▶ Your objective: Give back exactly the lines from the one with "Rebuild this diagram" through the one with "(5,130) -- (1378,130);", inclusive, without the images.
==================================================
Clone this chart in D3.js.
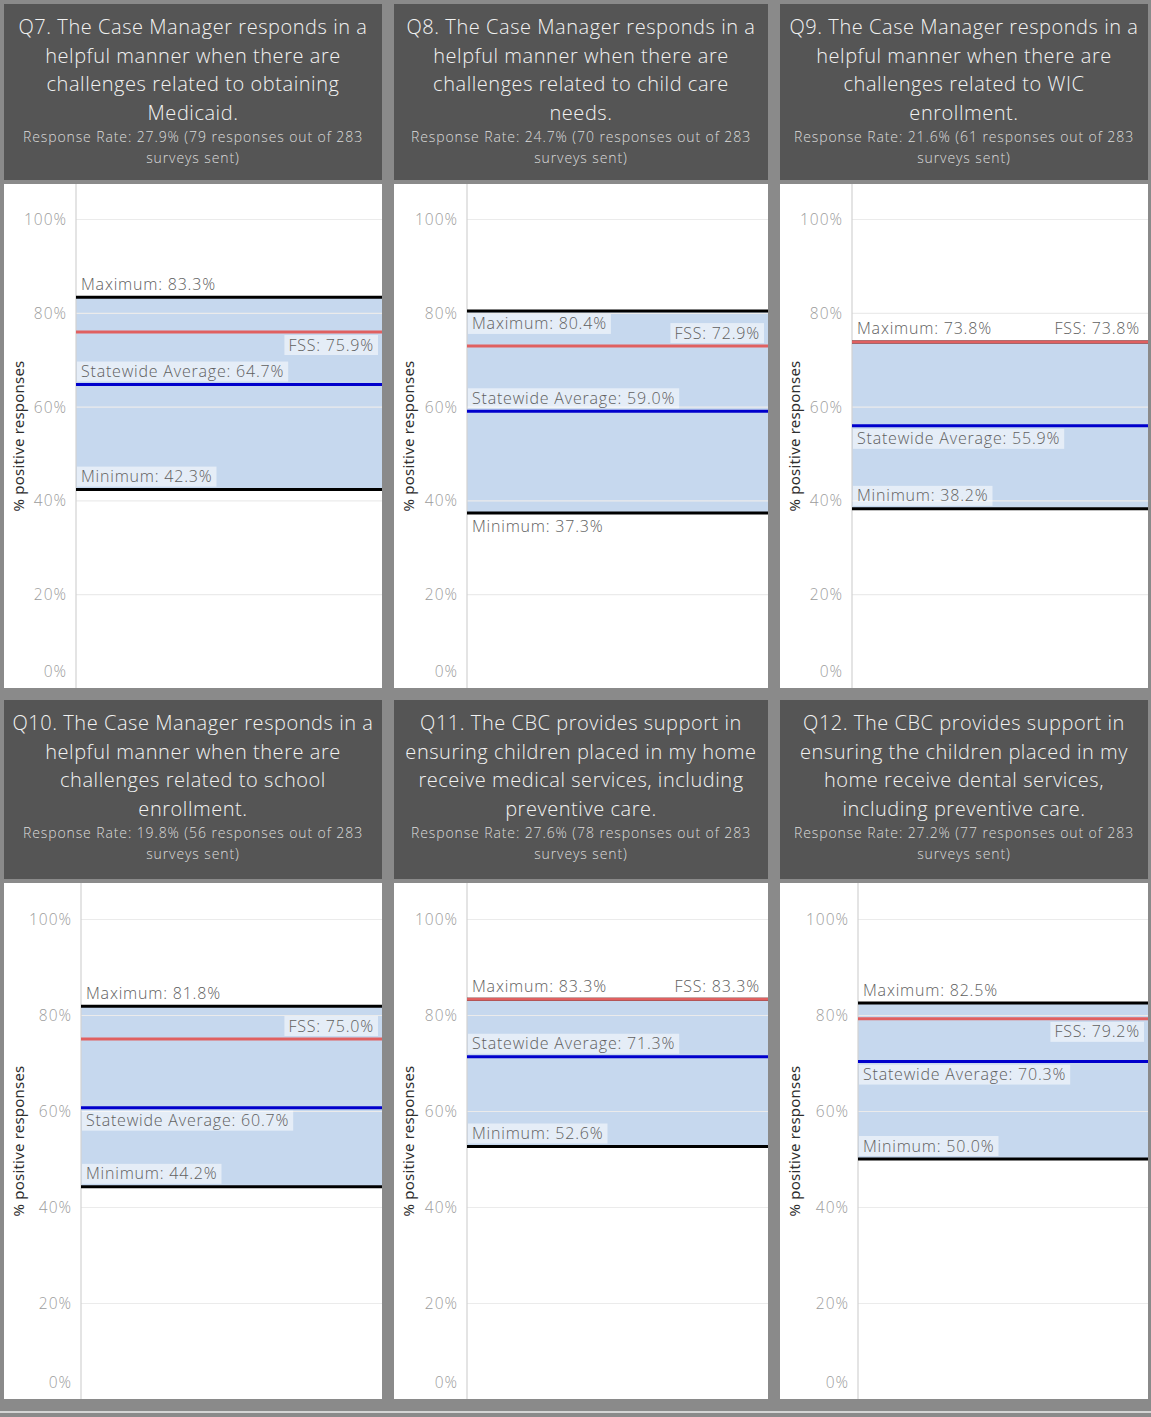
<!DOCTYPE html>
<html>
<head>
<meta charset="utf-8">
<script src="https://cdn.jsdelivr.net/npm/d3@7"></script>
<style>
  html, body { margin: 0; padding: 0; background: #8a8a8a; }
  svg { display: block; }
</style>
</head>
<body>
<svg id="chart" width="1151" height="1417"></svg>
<script>
// ---------------- data ----------------
const questions = ["Q7", "Q8", "Q9", "Q10", "Q11", "Q12"];
const titleLines = [
  ["Q7. The Case Manager responds in a", "helpful manner when there are", "challenges related to obtaining", "Medicaid."],
  ["Q8. The Case Manager responds in a", "helpful manner when there are", "challenges related to child care", "needs."],
  ["Q9. The Case Manager responds in a", "helpful manner when there are", "challenges related to WIC", "enrollment."],
  ["Q10. The Case Manager responds in a", "helpful manner when there are", "challenges related to school", "enrollment."],
  ["Q11. The CBC provides support in", "ensuring children placed in my home", "receive medical services, including", "preventive care."],
  ["Q12. The CBC provides support in", "ensuring the children placed in my", "home receive dental services,", "including preventive care."]
];
const responseRates = [27.9, 24.7, 21.6, 19.8, 27.6, 27.2];
const responseCounts = [79, 70, 61, 56, 78, 77];
const surveysSent = [283, 283, 283, 283, 283, 283];
const maximumValues = [83.3, 80.4, 73.8, 81.8, 83.3, 82.5];
const minimumValues = [42.3, 37.3, 38.2, 44.2, 52.6, 50.0];
const fssValues = [75.9, 72.9, 73.8, 75.0, 83.3, 79.2];
const statewideValues = [64.7, 59.0, 55.9, 60.7, 71.3, 70.3];
const yTickValues = [0, 20, 40, 60, 80, 100];
const yAxisTitle = "% positive responses";

// ---------------- layout (not data) ----------------
const cols = [[4, 382], [394, 768], [780, 1148]];
const rows = [
  { h: [4, 180], p: [184, 688], top: 219 },
  { h: [700, 879], p: [883, 1399], top: 919 }
];
const axisOffsets = [72, 73, 72, 77, 73, 78];
const maxPlace = ["above", "below", "above", "above", "above", "above"];
const fssPlace = ["below", "above", "above", "above", "above", "below"];
const avgPlace = ["above", "above", "below", "below", "above", "below"];
const minPlace = ["above", "below", "above", "above", "above", "above"];

const FONT = "'Open Sans', 'Noto Sans', sans-serif";
const svg = d3.select("#chart");

svg.append("rect").attr("x", 0).attr("y", 0).attr("width", 1151).attr("height", 1417).attr("fill", "#8a8a8a");
svg.append("rect").attr("x", 0).attr("y", 1411).attr("width", 1151).attr("height", 2).attr("fill", "#d4d4d4");

questions.forEach((q, i) => {
  const col = cols[i % 3];
  const row = rows[Math.floor(i / 3)];
  const g = svg.append("g");

  // header
  g.append("rect")
    .attr("x", col[0]).attr("y", row.h[0])
    .attr("width", col[1] - col[0]).attr("height", row.h[1] - row.h[0])
    .attr("fill", "#555555");
  const cx = (col[0] + col[1]) / 2;
  titleLines[i].forEach((line, k) => {
    g.append("text")
      .attr("x", cx).attr("y", row.h[0] + 30 + k * 28.6)
      .attr("text-anchor", "middle")
      .attr("font-family", FONT).attr("font-size", 20).attr("font-weight", 300)
      .attr("letter-spacing", 0.55)
      .attr("fill", "#f2f2f2")
      .text(line);
  });
  const sub1 = `Response Rate: ${responseRates[i].toFixed(1)}% (${responseCounts[i]} responses out of ${surveysSent[i]}`;
  const sub2 = "surveys sent)";
  [sub1, sub2].forEach((line, k) => {
    g.append("text")
      .attr("x", cx).attr("y", row.h[0] + 138 + k * 21)
      .attr("text-anchor", "middle")
      .attr("font-family", FONT).attr("font-size", 14).attr("font-weight", 300)
      .attr("letter-spacing", 0.9)
      .attr("fill", "#dcdcdc")
      .text(line);
  });

  // plot area
  g.append("rect")
    .attr("x", col[0]).attr("y", row.p[0])
    .attr("width", col[1] - col[0]).attr("height", row.p[1] - row.p[0])
    .attr("fill", "#ffffff");

  const axisX = col[0] + axisOffsets[i];
  const right = col[1];
  const y = d3.scaleLinear().domain([0, 100]).range([row.p[1], row.top]);
  const x = d3.scaleLinear().domain([0, 1]).range([axisX, right]);

  // band min..max
  g.append("rect")
    .attr("x", x(0)).attr("y", y(maximumValues[i]))
    .attr("width", x(1) - x(0))
    .attr("height", y(minimumValues[i]) - y(maximumValues[i]))
    .attr("fill", "#c6d8ee");

  // gridlines
  const grid = g.append("g")
    .attr("transform", `translate(${axisX},0)`)
    .call(d3.axisLeft(y).tickValues(yTickValues.filter(d => d > 0)).tickSize(-(right - axisX)).tickFormat(""));
  grid.select(".domain").remove();
  grid.selectAll(".tick line").attr("stroke", "#ebebeb").attr("stroke-width", 1.2);

  // y axis labels
  const ax = g.append("g")
    .attr("transform", `translate(${axisX - 9},0)`)
    .call(d3.axisLeft(y).tickValues(yTickValues).tickSize(0).tickPadding(0).tickFormat(d => d + "%"));
  ax.select(".domain").remove();
  ax.selectAll(".tick text")
    .attr("font-family", FONT).attr("font-size", 15.5).attr("font-weight", 300)
    .attr("letter-spacing", 1)
    .attr("fill", "#9c9c9c")
    .attr("dy", d => d === 0 ? "-0.75em" : "0.35em");

  // axis line
  g.append("line")
    .attr("x1", axisX).attr("x2", axisX)
    .attr("y1", row.p[0]).attr("y2", row.p[1])
    .attr("stroke", "#d2d2d2").attr("stroke-width", 1.2);

  // axis title
  g.append("text")
    .attr("transform", `translate(${col[0] + 16},${(row.p[0] + row.p[1]) / 2}) rotate(-90)`)
    .attr("text-anchor", "middle").attr("dominant-baseline", "middle")
    .attr("font-family", "'Noto Sans', sans-serif").attr("font-size", 15)
    .attr("letter-spacing", 0.2)
    .attr("fill", "#2e2e2e")
    .text(yAxisTitle);

  // reference lines
  const refs = [
    { v: minimumValues[i], color: "#000000", label: "Minimum", place: minPlace[i], align: "left" },
    { v: maximumValues[i], color: "#000000", label: "Maximum", place: maxPlace[i], align: "left" },
    { v: statewideValues[i], color: "#0000cc", label: "Statewide Average", place: avgPlace[i], align: "left" },
    { v: fssValues[i], color: "#e06060", label: "FSS", place: fssPlace[i], align: "right" }
  ];
  refs.forEach(r => {
    g.append("line")
      .attr("x1", x(0)).attr("x2", x(1))
      .attr("y1", y(r.v)).attr("y2", y(r.v))
      .attr("stroke", r.color).attr("stroke-width", 3);
  });
  refs.forEach(r => {
    const ly = y(r.v);
    const boxH = 20;
    const boxTop = r.place === "above" ? ly - 3 - boxH : ly + 3;
    const lg = g.append("g");
    const bg = lg.append("rect").attr("fill", "#ffffff").attr("fill-opacity", 0.55);
    const t = lg.append("text")
      .attr("y", boxTop + 15.5)
      .attr("font-family", FONT).attr("font-size", 16).attr("font-weight", 300)
      .attr("letter-spacing", 0.8)
      .attr("fill", "#606060")
      .text(`${r.label}: ${r.v.toFixed(1)}%`);
    const w = t.node().getComputedTextLength();
    let bx;
    if (r.align === "left") {
      bx = x(0) + 1;
      t.attr("x", bx + 4);
    } else {
      bx = x(1) - 4 - (w + 8);
      t.attr("x", bx + 4);
    }
    bg.attr("x", bx).attr("y", boxTop).attr("width", w + 8).attr("height", boxH);
  });
});
</script>
</body>
</html>
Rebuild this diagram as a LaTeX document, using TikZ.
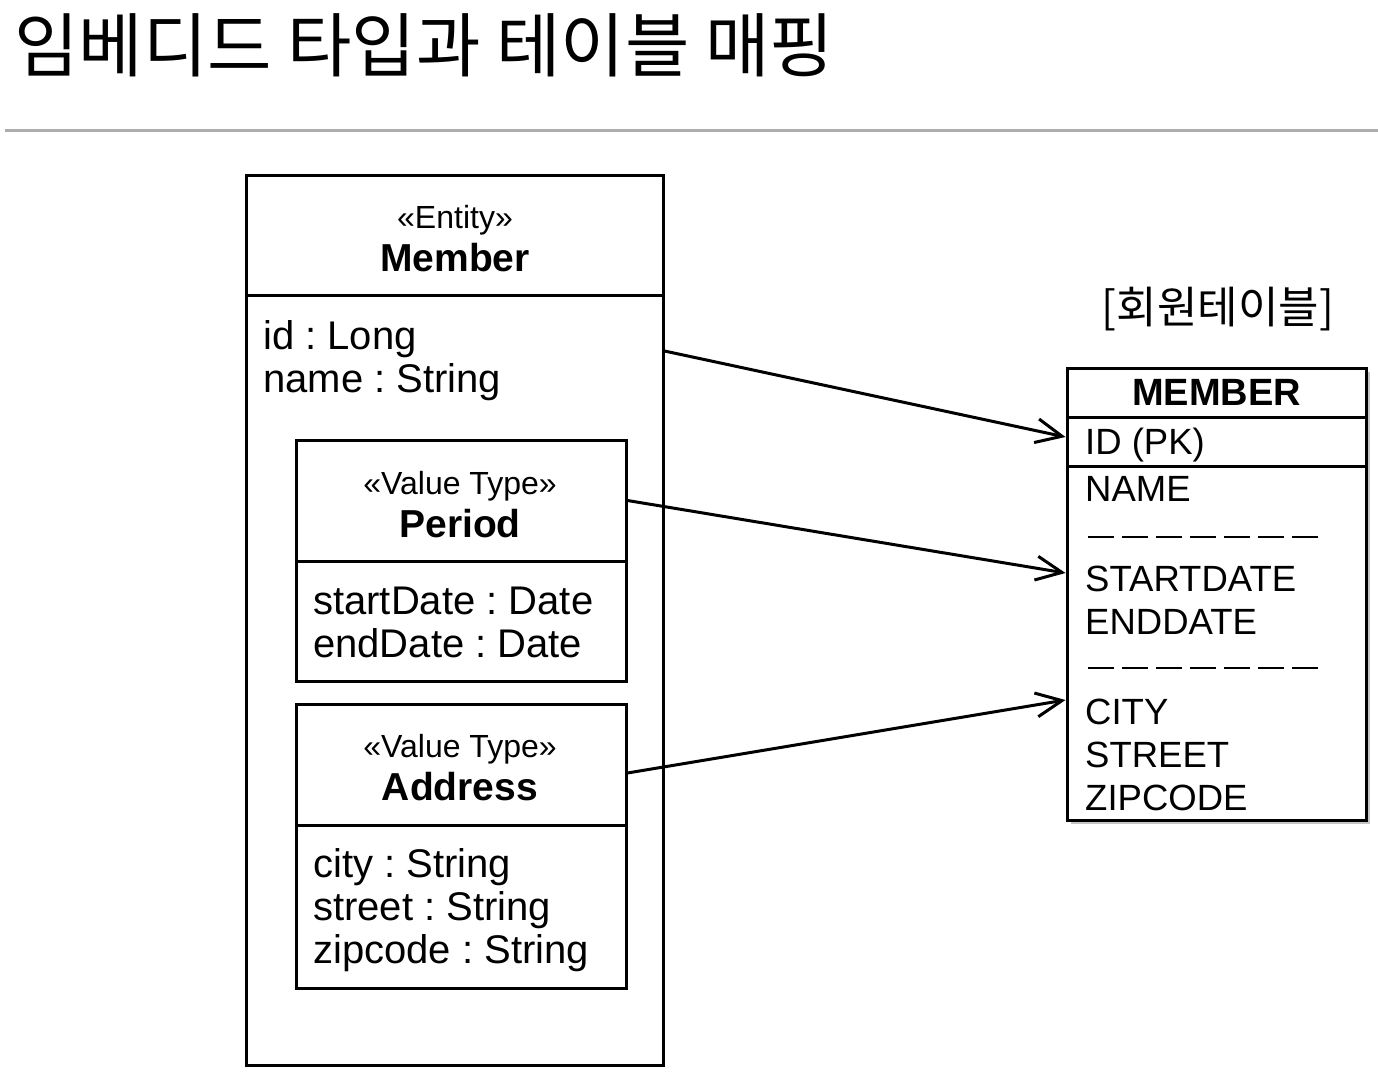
\documentclass[tikz,border=0pt]{standalone}
\usepackage{fontspec}
\setmainfont{Liberation Sans}
\newfontfamily\krfont{Noto Sans CJK KR}
\usepackage{tikz}
\usetikzlibrary{arrows.meta,positioning,calc,shadows}
\frenchspacing
\newcommand\stereofont{\fontsize{32}{38}\selectfont}
\newcommand\classfont{\fontsize{39}{46}\selectfont\bfseries}
\newcommand\attrfont{\fontsize{40}{43}\selectfont}
\newcommand\colfont{\fontsize{36.5}{43}\selectfont}
\tikzstyle{umlbox}=[draw,line width=3pt,inner sep=0pt]
\tikzstyle{stereo}=[font=\stereofont,anchor=base,inner sep=0pt]
\tikzstyle{cname}=[font=\classfont,anchor=base,inner sep=0pt]
\tikzstyle{attr}=[font=\attrfont,anchor=base west,inner sep=0pt]
\tikzstyle{col}=[font=\colfont,anchor=base west,inner sep=0pt]
\tikzstyle{mapto}=[line width=3pt,
  -{Straight Barb[length=26pt,width=24pt,line width=3pt]}]
\tikzstyle{sepdash}=[line width=2pt,dash pattern=on 26pt off 8pt]

\begin{document}
\begin{tikzpicture}[x=1pt,y=-1pt]
  \useasboundingbox[fill=white] (0,0) rectangle (1378,1087);
  % title
  \node[anchor=west,inner sep=0pt,font=\krfont\fontsize{70}{80}\selectfont]
    (title) at (14,45) {임베디드 타입과 테이블 매핑};
  \draw[line width=3pt,black!32] (5,130) -- (1378,130);

  % entity
  \node[umlbox,minimum width=417pt,minimum height=890pt] (member) at (454.5,620) {};
  \node[umlbox,minimum width=417pt,minimum height=120pt] (memhead) at (454.5,235) {};
  \node[stereo] (memst) at (455,228) {«Entity»};
  \node[cname] (memname) at (455,271) {Member};
  \node[attr] (memid) at (263,349) {id : Long};
  \node[attr] (memnm) at (263,392) {name : String};

  % value types
  \node[umlbox,minimum width=330pt,minimum height=241pt] (period) at (461,560.5) {};
  \node[umlbox,minimum width=330pt,minimum height=121pt] (perhead) at (461,500.5) {};
  \node[stereo] (perst) at (460,494) {«Value Type»};
  \node[cname] (pername) at (460,537) {Period};
  \node[attr] (perstart) at (313,614) {startDate : Date};
  \node[attr] (perend) at (313,657) {endDate : Date};

  \node[umlbox,minimum width=330pt,minimum height=284pt] (address) at (461,846) {};
  \node[umlbox,minimum width=330pt,minimum height=121pt] (addhead) at (461,764.5) {};
  \node[stereo] (addst) at (460,757) {«Value Type»};
  \node[cname] (addname) at (460,800) {Address};
  \node[attr] (addcity) at (313,877) {city : String};
  \node[attr] (addstreet) at (313,920) {street : String};
  \node[attr] (addzip) at (313,963) {zipcode : String};

  % table
  \node[inner sep=0pt,font=\krfont\fontsize{44}{50}\selectfont]
    (tbllabel) at (1218,309) {[회원테이블]};
  \node[umlbox,fill=white,minimum width=299pt,minimum height=452pt,
    drop shadow={shadow xshift=4pt,shadow yshift=-4pt,opacity=0.45}]
    (tbl) at (1216.5,594) {};
  \node[umlbox,minimum width=299pt,minimum height=49pt,
    font=\fontsize{38}{44}\selectfont\bfseries] (tblhead) at (1216.5,392.5) {MEMBER};
  \node[umlbox,minimum width=299pt,minimum height=49pt] (tblpk) at (1216.5,441.5) {};
  \foreach \y/\txt/\nm in {454/{ID (PK)}/colpk, 501/NAME/colname,
      591/STARTDATE/colstart, 634/ENDDATE/colend,
      724/CITY/colcity, 767/STREET/colstreet, 810/ZIPCODE/colzip}
    \node[col] (\nm) at (1085,\y) {\txt};
  \draw[sepdash] (1088,537) -- (1318,537);
  \draw[sepdash] (1088,668) -- (1318,668);

  % mappings
  \draw[mapto] (member.east |- 0,351) -- (tbl.west |- 0,437);
  \draw[mapto] (perhead.east) -- (tbl.west |- 0,573);
  \draw[mapto] (addhead.east |- 0,773) -- (tbl.west |- 0,700);
\end{tikzpicture}
\end{document}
==================================================
▶ Exercise output:
Rebuild this diagram as a LaTeX document, using TikZ.
\documentclass[tikz,border=0pt]{standalone}
\usepackage{fontspec}
\setmainfont{Liberation Sans}
\newfontfamily\krfont{Noto Sans CJK KR}
\usepackage{tikz}
\usetikzlibrary{arrows.meta,positioning,calc,shadows}
\frenchspacing
\newcommand\stereofont{\fontsize{32}{38}\selectfont}
\newcommand\classfont{\fontsize{39}{46}\selectfont\bfseries}
\newcommand\attrfont{\fontsize{40}{43}\selectfont}
\newcommand\colfont{\fontsize{36.5}{43}\selectfont}
\tikzstyle{umlbox}=[draw,line width=3pt,inner sep=0pt]
\tikzstyle{stereo}=[font=\stereofont,anchor=base,inner sep=0pt]
\tikzstyle{cname}=[font=\classfont,anchor=base,inner sep=0pt]
\tikzstyle{attr}=[font=\attrfont,anchor=base west,inner sep=0pt]
\tikzstyle{col}=[font=\colfont,anchor=base west,inner sep=0pt]
\tikzstyle{mapto}=[line width=3pt,
  -{Straight Barb[length=26pt,width=24pt,line width=3pt]}]
\tikzstyle{sepdash}=[line width=2pt,dash pattern=on 26pt off 8pt]

\begin{document}
\begin{tikzpicture}[x=1pt,y=-1pt]
  \useasboundingbox[fill=white] (0,0) rectangle (1378,1087);
  % title
  \node[anchor=west,inner sep=0pt,font=\krfont\fontsize{70}{80}\selectfont]
    (title) at (14,45) {임베디드 타입과 테이블 매핑};
  \draw[line width=3pt,black!32] (5,130) -- (1378,130);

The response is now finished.